I have heard the melody in the heart of the universe and then lost it.
Like Restoration, Rose Tremain’s Music & Silence confounds clichéd expectations about historical fiction. In its own way it has an epic sweep, but there’s nothing of the heroic saga about it. It’s drama under a blanket, a story of kings and queens and true love muffled by darkness and uncertainty. It has the extremity of fairy tales: Kirsten Munk, for instance, consort to King Christian and thus “Almost Queen” of Denmark, is a temperamentally oversized creature of voracious, noisy demands: her first-person portions of the narrative would be wholly comical if they weren’t also so sad, and if she weren’t also so destructive in her relentlessly selfish desires. Kirsten has a near counterpart in Magdalena, the wicked stepmother who forces the Cinderella-like heroine Emilia out of the family and then, insatiably needy, seduces her step-sons.
In contrast to their hot, vociferous passions, there’s Emilia, quiet, grave, nurturing — and otherworldly, drawn, nearly out of life itself, to her dead mother’s memory. And there’s the beautiful Countess O’Fingal, beautiful, loving, but trapped by her husband’s tragedy, which is like an evil curse disguised as a blessing:
Johnnie O’Fingal had dreamed that he could compose music. In this miraculous reverie, he had gone down to the hall, where resided a pair of virginals . . . and had sat down in front of them and taken up a piece of my father’s cream paper and a newly cut quill. In frantic haste, he had ruled the lines of the treble and bass clef, and begun immediately upon a complicated musical notation, corresponding to sounds and harmonies that flowed effortlessly from his mind onto the page. And when he began to play the music he had written it was a lament of such grace and beauty that he did not think he had ever heard in his life anything to match it.
Urged by his wife to recapture the music of his dreams, he declares prophetically, “what we can achieve in our dreams seldom corresponds to what we are veritably capable of.” He does try, playing “a melody of strange and haunting sweetness,” but goes mad in grief and despair when he is never able to complete it. His desperate quest (and its painfully ironic ending) echoes that of King Christian, who has all the music he desires but is unable to bring order and prosperity to his kingdom, or to find lasting love and comfort for himself.

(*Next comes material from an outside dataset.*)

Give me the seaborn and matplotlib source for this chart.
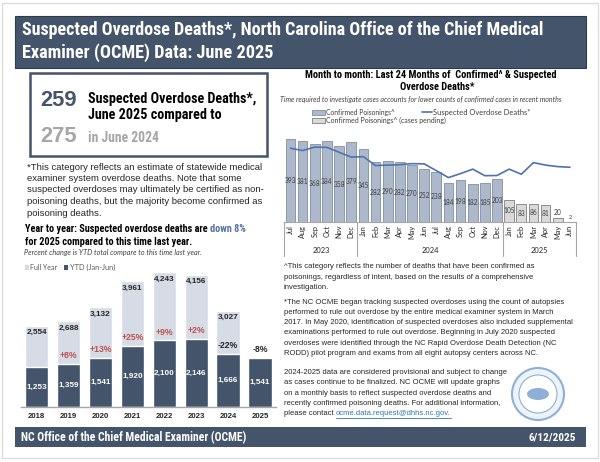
import os
import numpy as np
import pandas as pd
import matplotlib
matplotlib.use("Agg")
import matplotlib.pyplot as plt
from matplotlib import font_manager
from matplotlib.font_manager import FontProperties
from matplotlib.patches import Rectangle, Ellipse
import seaborn as sns

# ---------------- data ----------------
years = ['2018', '2019', '2020', '2021', '2022', '2023', '2024', '2025']
full_year_years = ['2018', '2019', '2020', '2021', '2022', '2023', '2024']
full_year = [2554, 2688, 3132, 3961, 4243, 4156, 3027]
ytd = [1253, 1359, 1541, 1920, 2100, 2146, 1666, 1541]
pct_change = ['', '+8%', '+13%', '+25%', '+9%', '+2%', '-22%', '-8%']

months = ['Jul', 'Aug', 'Sep', 'Oct', 'Nov', 'Dec',
          'Jan', 'Feb', 'Mar', 'Apr', 'May', 'Jun', 'Jul', 'Aug', 'Sep', 'Oct', 'Nov', 'Dec',
          'Jan', 'Feb', 'Mar', 'Apr', 'May', 'Jun']
month_year = ['2023'] * 6 + ['2024'] * 12 + ['2025'] * 6
confirmed = [393, 381, 368, 384, 358, 379, 345, 282, 290, 282, 270, 252,
             238, 184, 198, 182, 185, 203, 105, 83, 86, 81, 20, 2]
pending = [False] * 18 + [True] * 6
suspected = [349, 338, 354, 353, 330, 307, 309, 267, 269, 271, 276, 275,
             243, 210, 229, 250, 219, 220, 250, 226, 281, 269, 262, 259]

# ---------------- style / fonts ----------------
sns.set_style("white")
SANS = 'Liberation Sans'
plt.rcParams['font.family'] = [SANS, 'DejaVu Sans']

def find_condensed_bold():
    files = [f.fname for f in font_manager.fontManager.ttflist]
    prefs = ['liberationsansnarrow-bold.', 'robotocondensed-bold.', 'dejavusanscondensed-bold.',
             'opensanscondensed-bold.', 'opensans_condensed-bold.', 'notosans-condensedbold.',
             'notosanscondensed-bold.', 'lato-bold.']
    for p in prefs:
        for fn in files:
            if os.path.basename(fn).lower().replace(' ', '').startswith(p):
                return fn
    for fn in files:
        b = os.path.basename(fn).lower()
        if ('condensed' in b or 'narrow' in b) and 'bold' in b and 'italic' not in b \
                and 'oblique' not in b and 'semi' not in b and 'extra' not in b:
            return fn
    return None

NARROW_PATH = find_condensed_bold()

def fp_narrow():
    if NARROW_PATH:
        return FontProperties(fname=NARROW_PATH)
    return FontProperties(family='Roboto', weight='bold')

W, H = 600, 462
fig = plt.figure(figsize=(6, 4.62), dpi=100)
fig.patch.set_facecolor('white')
renderer = fig.canvas.get_renderer()

def P(x, y):
    return (x / W, 1 - y / H)

def axes_px(l, t, r, b):
    return fig.add_axes([l / W, 1 - b / H, (r - l) / W, (b - t) / H])

def ftext(x, y, s, size=8, width=None, fp=None, **kw):
    """Figure text at pixel coords; optionally scale font so the text is `width` px wide."""
    if fp is None:
        fp = FontProperties(family=kw.pop('family', SANS), weight=kw.pop('weight', 'normal'),
                            style=kw.pop('style', 'normal'))
    fp = fp.copy()
    fp.set_size(size)
    t = fig.text(x / W, 1 - y / H, s, fontproperties=fp, **kw)
    if width:
        w = t.get_window_extent(renderer).width
        t.set_fontsize(size * width / w)
    return t

def text_width(t):
    return t.get_window_extent(renderer).width

def rect(x0, y0, x1, y1, **kw):
    fig.patches.append(Rectangle(P(x0, y1), (x1 - x0) / W, (y1 - y0) / H,
                                 transform=fig.transFigure, **kw))

NAVY = '#44546a'
LIGHT = '#d6dce5'

# page frame
rect(2, 3, 598, 458, facecolor='none', edgecolor='#dcdcdc', lw=1)

# ---------------- banners ----------------
rect(15, 16, 586, 68, facecolor=NAVY, edgecolor='#2f3b4c', lw=0.8)
ftext(22, 30, 'Suspected Overdose Deaths*, North Carolina Office of the Chief Medical',
      size=13, width=521, fp=fp_narrow(), color='white', va='center')
ftext(22, 53, 'Examiner (OCME) Data: June 2025',
      size=13, width=250, fp=fp_narrow(), color='white', va='center')

rect(15, 427, 586, 447, facecolor=NAVY, edgecolor='none')
ftext(21, 437.5, 'NC Office of the Chief Medical Examiner (OCME)', size=8.5, width=224,
      fp=fp_narrow(), color='white', va='center')
ftext(576, 437.5, '6/12/2025', size=8.5, width=47, fp=fp_narrow(), color='white',
      va='center', ha='right')

# ---------------- headline box ----------------
rect(29.5, 73, 267, 155.5, facecolor='white', edgecolor=NAVY, lw=1.8)
ftext(40.7, 101, '259', size=16, width=36.6, weight='bold', color=NAVY, va='center')
ftext(40.7, 136, '275', size=16, width=36.6, weight='bold', color='#a6a6a6', va='center')
ftext(88, 98.5, 'Suspected Overdose Deaths*,', size=11, width=169, fp=fp_narrow(),
      color='black', va='center')
ftext(88, 114.5, 'June 2025 compared to', size=11, width=133, fp=fp_narrow(),
      color='black', va='center')
ftext(88, 138.5, 'in June 2024', size=11, width=71.5, fp=fp_narrow(),
      color='#a6a6a6', va='center')

para1 = ["*This category reflects an estimate of statewide medical",
         "examiner system overdose deaths. Note that some",
         "suspected overdoses may ultimately be certified as non-",
         "poisoning deaths, but the majority become confirmed as",
         "poisoning deaths."]
t0 = ftext(27, 167, para1[0], size=6.6, width=235.5, color='#262626', va='center')
p1size = t0.get_fontsize()
for k, line in enumerate(para1[1:], start=1):
    ftext(27, 167 + k * 11.5, line, size=p1size, color='#262626', va='center')

yy_a = 'Year to year: Suspected overdose deaths are '
yy_b = 'down 8%'
tmp = ftext(25, 229, yy_a + yy_b, size=9, fp=fp_narrow(), color='none', va='center')
yy_size = 9 * 221 / text_width(tmp)
tmp.remove()
ta = ftext(25, 229, yy_a, size=yy_size, fp=fp_narrow(), color='black', va='center')
ftext(25 + text_width(ta), 229, yy_b, size=yy_size, fp=fp_narrow(), color='#5472a4',
      va='center')
ftext(25, 242, 'for 2025 compared to this time last year.', size=yy_size, fp=fp_narrow(),
      color='black', va='center')
ftext(23.5, 253, 'Percent change is YTD total compare to this time last year.', size=5.3,
      width=176, family='Lato', style='italic', color='#404040', va='center')

# left legend
rect(24.5, 265, 29, 269.5, facecolor='#dcdcdc', edgecolor='none')
ftext(30.5, 267.5, 'Full Year', size=5.6, width=27, family='Lato', color='#595959', va='center')
rect(63.5, 265, 68, 269.5, facecolor=NAVY, edgecolor='none')
ftext(69.5, 267.5, 'YTD (Jan-Jun)', size=5.6, width=45, family='Lato', color='#595959',
      va='center')

# ---------------- yearly bar chart ----------------
ax1 = axes_px(20.7, 267, 276, 407)
df_full = pd.DataFrame({'year': full_year_years, 'deaths': full_year})
df_ytd = pd.DataFrame({'year': years, 'deaths': ytd})
sns.barplot(data=df_full, x='year', y='deaths', order=years, color=LIGHT,
            saturation=1, width=0.73, ax=ax1, errorbar=None)
sns.barplot(data=df_ytd, x='year', y='deaths', order=years, color=NAVY,
            saturation=1, width=0.73, ax=ax1, errorbar=None)
ax1.set_xlim(-0.5, 7.5)
ax1.set_ylim(0, 4400)
ax1.set_xlabel('')
ax1.set_ylabel('')
ax1.set_yticks([])
for s in ['top', 'right', 'left']:
    ax1.spines[s].set_visible(False)
ax1.spines['bottom'].set_color('#a6a6a6')
ax1.spines['bottom'].set_linewidth(1)
ax1.tick_params(axis='x', length=0, pad=4.5, labelsize=5.6)
for lab in ax1.get_xticklabels():
    lab.set_fontweight('bold')
    lab.set_color('#262626')
LBL = dict(fontsize=5.9, weight='bold', family=SANS)
for i, v in enumerate(full_year):
    ax1.annotate(f'{v:,}', xy=(i, v), xytext=(0, -7), textcoords='offset pixels',
                 ha='center', va='center', color='#262626', **LBL)
for i, v in enumerate(ytd):
    ax1.annotate(f'{v:,}', xy=(i, v / 2), ha='center', va='center', color='white', **LBL)
    if pct_change[i]:
        col = '#c0504d' if pct_change[i].startswith('+') else '#262626'
        ax1.annotate(pct_change[i], xy=(i, v), xytext=(0, 8), textcoords='offset pixels',
                     ha='center', va='center', color=col, fontsize=6.2, weight='bold',
                     family=SANS)

# ---------------- monthly chart ----------------
tt = ftext(431, 75, 'Month to month: Last 24 Months of  Confirmed^ & Suspected', size=8.6,
           width=252, fp=fp_narrow(), color='black', va='center', ha='center')
ftext(437, 87.5, 'Overdose Deaths*', size=tt.get_fontsize(), fp=fp_narrow(), color='black',
      va='center', ha='center')
ftext(421, 99.5, 'Time required to investigate cases accounts for lower counts of confirmed cases in recent months',
      size=5.3, width=283, family='Lato', style='italic', color='#404040', va='center',
      ha='center')

CONF = '#adb9ca'
CONF_E = '#7f8fa6'
PEND = '#dadada'
PEND_E = '#7f7f7f'
LINE = '#4f72ad'

# legend
rect(312, 110, 325, 114.5, facecolor=CONF, edgecolor=CONF_E, lw=0.6)
ftext(326, 112.3, 'Confirmed Poisonings^', size=5.6, width=69, family='Lato',
      color='#404040', va='center')
fig.lines.append(plt.Line2D([422 / W, 432 / W], [1 - 112.3 / H, 1 - 112.3 / H],
                            transform=fig.transFigure, color=LINE, lw=1.2))
ftext(433, 112.3, 'Suspected Overdose Deaths*', size=5.6, width=97, family='Lato',
      color='#404040', va='center')
rect(312, 118, 325, 122.5, facecolor=PEND, edgecolor=PEND_E, lw=0.6)
ftext(326, 120.3, 'Confirmed Poisonings^ (cases pending)', size=5.6, width=120,
      family='Lato', color='#404040', va='center')

ax2 = axes_px(284.4, 133.2, 576, 222)
keys = [f'{m}-{y}-{i}' for i, (m, y) in enumerate(zip(months, month_year))]
df_m = pd.DataFrame({'key': keys, 'confirmed': confirmed, 'pending': pending,
                     'suspected': suspected, 'pos': range(len(keys))})
sns.barplot(data=df_m[~df_m.pending], x='key', y='confirmed', order=keys, color=CONF,
            saturation=1, width=0.8, ax=ax2, errorbar=None, edgecolor=CONF_E, linewidth=0.6)
sns.barplot(data=df_m[df_m.pending], x='key', y='confirmed', order=keys, color=PEND,
            saturation=1, width=0.8, ax=ax2, errorbar=None, edgecolor=PEND_E, linewidth=0.6)
sns.lineplot(data=df_m, x='pos', y='suspected', color=LINE, lw=1.2, ax=ax2)
ax2.set_xlim(-0.5, 23.5)
ax2.set_ylim(0, 420)
ax2.set_xlabel('')
ax2.set_ylabel('')
ax2.set_yticks([])
ax2.set_xticks(range(24))
ax2.set_xticklabels(months, rotation=90, fontsize=5.3, color='#262626', family='Lato')
ax2.tick_params(axis='x', length=0, pad=2)
for s in ['top', 'right', 'left']:
    ax2.spines[s].set_visible(False)
ax2.spines['bottom'].set_color('#a6a6a6')
ax2.spines['bottom'].set_linewidth(0.8)
for i, v in enumerate(confirmed):
    if v >= 30:
        ax2.annotate(str(v), xy=(i, v / 2), ha='center', va='center', fontsize=4.8,
                     color='#404040', family='Lato')
    else:
        ax2.annotate(str(v), xy=(i, v), xytext=(0, 1.5), textcoords='offset pixels',
                     ha='center', va='bottom', fontsize=4.8 if v >= 10 else 4,
                     color='#404040', family='Lato')
xt = ax2.get_xaxis_transform()
for xs in [-0.5, 5.5, 17.5, 23.5]:
    ax2.plot([xs, xs], [0, -0.385], transform=xt, color='#a6a6a6', lw=0.8, clip_on=False)
for yr in ['2023', '2024', '2025']:
    idx = [i for i, y in enumerate(month_year) if y == yr]
    ax2.text(np.mean(idx), -0.323, yr, transform=xt, ha='center', va='center',
             fontsize=5.4, color='#262626', family='Lato')

# ---------------- right notes ----------------
notes1 = ["^This category reflects the number of deaths that have been confirmed as",
          "poisonings, regardless of intent, based on the results of a comprehensive",
          "investigation."]
notes2 = ["*The NC OCME began tracking suspected overdoses using the count of autopsies",
          "performed to rule out overdose by the entire medical examiner system in March",
          "2017. In May 2020, identification of suspected overdoses also included supplemental",
          "examinations performed to rule out overdose. Beginning in July 2020 suspected",
          "overdoses were identified through the NC Rapid Overdose Death Detection (NC",
          "RODD) pilot program and exams from all eight autopsy centers across NC."]
notes3 = ["2024-2025 data are considered provisional and subject to change",
          "as cases continue to be finalized. NC OCME will update graphs",
          "on a monthly basis to reflect suspected overdose deaths and",
          "recently confirmed poisoning deaths. For additional information,"]
tmp = ftext(285, 500, notes2[2], size=5.6, color='none')
NSZ = 5.6 * 285 / text_width(tmp)
tmp.remove()
NC = '#262626'
for k, line in enumerate(notes1):
    ftext(284, 266.5 + k * 10.6, line, size=NSZ, color=NC, va='center')
for k, line in enumerate(notes2):
    ftext(284, 302 + k * 10.3, line, size=NSZ, color=NC, va='center')
for k, line in enumerate(notes3):
    ftext(284, 372.5 + k * 10.3, line, size=NSZ, color=NC, va='center')
t2 = ftext(284, 413.7, 'please contact ', size=NSZ, color=NC, va='center')
x_link = 284 + text_width(t2)
tl = ftext(x_link, 413.7, 'ocme.data.request@dhhs.nc.gov.', size=NSZ, color='#2e75b6',
           va='center')
fig.lines.append(plt.Line2D([x_link / W, (x_link + text_width(tl)) / W],
                            [1 - 417.5 / H, 1 - 417.5 / H],
                            transform=fig.transFigure, color='#2e75b6', lw=0.6))

# seal (decorative)
cx, cy = P(538, 394)
for r, fc, ec, lw in [(26, '#eef3f9', '#8fb0d6', 1.5), (19, 'white', '#8fb0d6', 0.8)]:
    fig.patches.append(Ellipse((cx, cy), 2 * r / W, 2 * r / H, transform=fig.transFigure,
                               facecolor=fc, edgecolor=ec, lw=lw))
fig.patches.append(Ellipse((cx, cy), 22 / W, 12 / H, transform=fig.transFigure,
                           facecolor='#8fb0d6', edgecolor='none'))

fig.savefig('out.png', dpi=100, facecolor='white')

Yoking their stories together is the figure of Peter Claire, a lutenist so beautiful Christian calls him his angel. It seems as if Peter’s music should be the salvation both other men seek — throughout the novel music is at once the greatest mystery and the greatest joy anyone experiences. Christian tells Peter about a conversation he had with the great musician John Dowland:
He said that man spends days and nights and years of his life asking the question “How may I be brought to the divine?”, yet all musicians instinctively know the answer: they are brought to the divine through their music – for this is its sole purpose. Its sole purpose! What do you say to that, Mr Claire?
But though Peter cherishes the “rich and faultless harmony” he and the rest of King Christian’s orchestra create from their strange subterranean quarters — the King has contrived it so that the sound is carried up into the castle for the pleasure but also mystification of his guests, who cannot detect its source — his own “transcendent state of happiness” comes from his love for Emilia. The novel is in part the story of their romance, fragile, insubstantial, thwarted by Kirsten’s greed and Christian’s need. The interplay of these characters is much more complex than simple antagonism, though: Peter and Emilia are hampered by their kindness and empathy as much as by any external constraints. The price of goodness, in their world, is as likely to be loss as reward.

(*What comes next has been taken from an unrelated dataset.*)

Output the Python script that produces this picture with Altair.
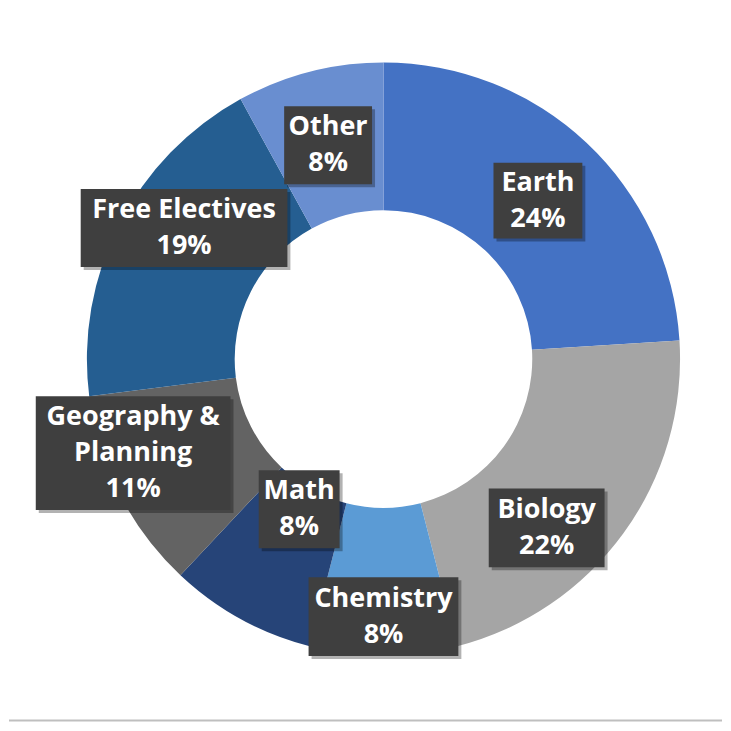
import altair as alt
import pandas as pd

# ---- data ----
categories = ["Earth", "Biology", "Chemistry", "Math", "Geography & Planning", "Free Electives", "Other"]
values = [24, 22, 8, 8, 11, 19, 8]
label_lines = [["Earth"], ["Biology"], ["Chemistry"], ["Math"], ["Geography &", "Planning"], ["Free Electives"], ["Other"]]

# ---- styles ----
colors = ["#4472C4", "#A5A5A5", "#5B9BD5", "#264478", "#636363", "#255E91", "#698ED0"]
label_nudge_x = [2, -17, 0, 23, -52, -1, 0]
label_nudge_y = [4, 38, 35, -45, -7, -30, 2]
box_w = [89, 116, 150, 81, 195, 207, 88]
box_h = [76, 79, 79, 78, 114, 78, 78]

W, H = 714, 714
CX, CY = 375, 351
R_OUT, R_IN = 297, 149
R_LAB = 223
LINE_H = 36

lines = [l + [f"{v}%"] for l, v in zip(label_lines, values)]
df = pd.DataFrame({
    "idx": list(range(len(categories))),
    "category": categories,
    "value": values,
    "lines": lines,
    "nlines": [len(l) for l in lines],
    "ndx": label_nudge_x,
    "ndy": label_nudge_y,
    "box": [f"M{-w/2},{-h/2}H{w/2}V{h/2}H{-w/2}Z" for w, h in zip(box_w, box_h)],
})

base = alt.Chart(df)

arcs = base.mark_arc(innerRadius=R_IN, outerRadius=R_OUT, strokeWidth=0).encode(
    theta=alt.Theta("value:Q", stack=True),
    order=alt.Order("idx:Q"),
    color=alt.Color("category:N", scale=alt.Scale(domain=categories, range=colors), legend=None),
    x=alt.value(CX),
    y=alt.value(CY),
)

pos = base.transform_window(
    cum="sum(value)", sort=[alt.SortField("idx")], frame=[None, 0]
).transform_joinaggregate(
    total="sum(value)"
).transform_calculate(
    mid="(datum.cum - datum.value/2) / datum.total * 2 * PI",
).transform_calculate(
    px=f"{CX} + {R_LAB} * sin(datum.mid) + datum.ndx",
    py=f"{CY} - {R_LAB} * cos(datum.mid) + datum.ndy",
).transform_calculate(
    sx="datum.px + 3",
    sy="datum.py + 3",
    ty=f"datum.py - (datum.nlines - 1) * {LINE_H / 2}",
)

shadow = pos.mark_point(filled=True, opacity=0.3, color="#000000", strokeWidth=0).encode(
    x=alt.X("sx:Q", scale=None),
    y=alt.Y("sy:Q", scale=None),
    shape=alt.Shape("box:N", scale=None),
    size=alt.value(4),
)

boxes = pos.mark_point(filled=True, opacity=1, color="#3f3f3f", strokeWidth=0).encode(
    x=alt.X("px:Q", scale=None),
    y=alt.Y("py:Q", scale=None),
    shape=alt.Shape("box:N", scale=None),
    size=alt.value(4),
)

texts = pos.mark_text(
    font="Open Sans", fontWeight="bold", fontSize=27, color="white",
    lineHeight=LINE_H, align="center", baseline="middle",
).encode(
    x=alt.X("px:Q", scale=None),
    y=alt.Y("ty:Q", scale=None),
    text=alt.Text("lines"),
)

rule = alt.Chart(pd.DataFrame({"a": [0]})).mark_rule(color="#BFBFBF", strokeWidth=2).encode(
    x=alt.value(0), x2=alt.value(W), y=alt.value(H - 1)
)

chart = alt.layer(arcs, shadow, boxes, texts, rule).properties(
    width=W, height=H, padding=0, background="white"
).configure_view(stroke=None)

chart.save("out.html", embed_options={"renderer": "svg", "actions": False})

There are other characters and story-lines in the novel; I found their interweaving equal parts engaging and annoying, as the result is somewhat fragmented but also invites us — as literary juxtapositions always do — to think about connections and comparisons, themes and variations. It isn’t entirely obvious to me what unifies the different elements. In the end I wonder if it’s primarily a mood or an attitude that we’re supposed to take away from our reading — a sense of what the world might be like rather than a coherent idea about what it is or should be like. The atmosphere of the book is slightly surreal, and the tone walks a fine line between being poetic and being portentous, or even pretentious. Tremain’s language falls into rhythmic cadences that shift us from the prosaic to the visionary:
Now, Emilia lies in her old bed in her old room and listens to the old familiar crying of the wind.

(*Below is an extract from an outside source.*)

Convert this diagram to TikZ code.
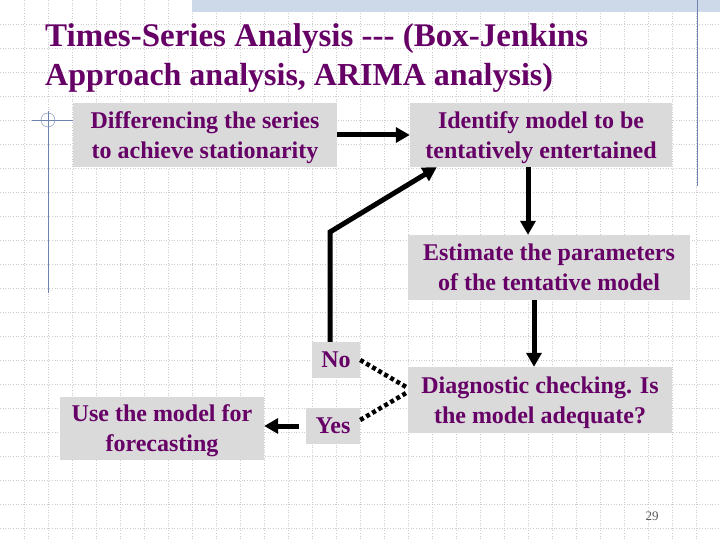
\documentclass[tikz,border=0pt]{standalone}
\usepackage{fontspec}
\setmainfont{Liberation Serif}
\usetikzlibrary{arrows.meta}
\definecolor{slidetext}{RGB}{102,0,102}
\definecolor{marble}{RGB}{218,218,218}
\definecolor{bandblue}{RGB}{205,216,232}
\definecolor{rulerblue}{RGB}{110,130,175}

\begin{document}
\begin{tikzpicture}
  [x=1pt,y=-1pt,
   every node/.style={font=\bfseries\fontsize{24}{30}\selectfont,text=slidetext,align=center,inner sep=0pt},
   box/.style={fill=marble,text depth=0pt},
   title/.style={anchor=base west},
   flow/.style={line width=5pt,-{Triangle[length=14pt,width=15pt]}},
   dots/.style={line width=4.5pt,dash pattern=on 4pt off 3pt},
   gridline/.style={gray!40,dotted,line width=0.6pt}]
  \useasboundingbox (0,0) rectangle (720,540);
  \fill[white] (0,0) rectangle (720,540);
  % slide background
  \foreach \g in {24,48,...,696}
    \draw[gridline] (\g,0) -- (\g,540);
  \foreach \g in {24,48,...,528}
    \draw[gridline] (0,\g) -- (720,\g);
  \fill[bandblue] (192,0) rectangle (720,12);
  \draw[rulerblue] (697,0) -- (697,186);
  \draw[rulerblue] (32,120) -- (73,120);
  \draw[rulerblue] (48,111) -- (48,293);
  \draw[rulerblue] (48,120) circle[radius=7pt];

  \node[title,font=\bfseries\fontsize{33}{38}\selectfont] (title1) at (45,46.7) {Times-Series Analysis -{}-{}- (Box-Jenkins};
  \node[title,font=\bfseries\fontsize{32}{38}\selectfont] (title2) at (45,85.7) {Approach analysis, ARIMA analysis)};

  \node[box,minimum width=264pt,minimum height=64pt] (diff)  at (205,135)   {Differencing the series\\to achieve stationarity};
  \node[box,minimum width=262pt,minimum height=64pt] (ident) at (541,135)   {Identify model to be\\tentatively entertained};
  \node[box,minimum width=282pt,minimum height=65pt] (estim) at (549,267.5) {Estimate the parameters\\of the tentative model};
  \node[box,minimum width=264pt,minimum height=66pt] (diag)  at (540,400)   {Diagnostic checking. Is\\the model adequate?};
  \node[box,minimum width=204pt,minimum height=63pt] (fore)  at (162,428.5) {Use the model for\\forecasting};
  \node[box,minimum width=48pt,minimum height=36pt]  (no)    at (336,360)   {No};
  \node[box,minimum width=54pt,minimum height=36pt]  (yes)   at (333,426)   {Yes};
  \node[font=\fontsize{13}{15}\selectfont,text=gray!70!black] (page) at (652,516) {29};

  \coordinate (bend) at (330,232);

  \draw[flow] (diff) -- (ident);
  \draw[flow] ([xshift=-13pt]ident.south) -- ([xshift=-21pt]estim.north);
  \draw[flow] ([xshift=-15pt]estim.south) -- ([xshift=-6pt]diag.north);
  \draw[flow,line join=miter] (no.north -| bend) -- (bend) -- ([xshift=27pt]ident.south west);
  \draw[flow] ([xshift=-7pt]yes.west) -- (yes.west -| fore.east);
  \draw[dots] (no.east) -- ([yshift=12pt]diag.west);
  \draw[dots] ([yshift=6pt]yes.east) -- ([yshift=8pt]diag.west);
\end{tikzpicture}
\end{document}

By her bed is the clock she found in the forest, with time stopped at ten minutes past seven.
She does not know why Magdalena was locked in the attic.
She does not know why Ingmar was sent to Copenhagen.
She cannot predict what world Marcus will enter now.
What she does know is that time itself has performed a loop and returned her to the one place she thought she had left for ever. It has stopped here and will not let her go. . . . She will grow old in the house of her childhood, without her mother, without her father’s love. She will die here and one of her brothers will bury her in the shadow of the church, and the strawberry plants, which creep further and wider each year, gobbling up the land, even to the church door, will one day cover everything that remains of her, including her name, Emilia.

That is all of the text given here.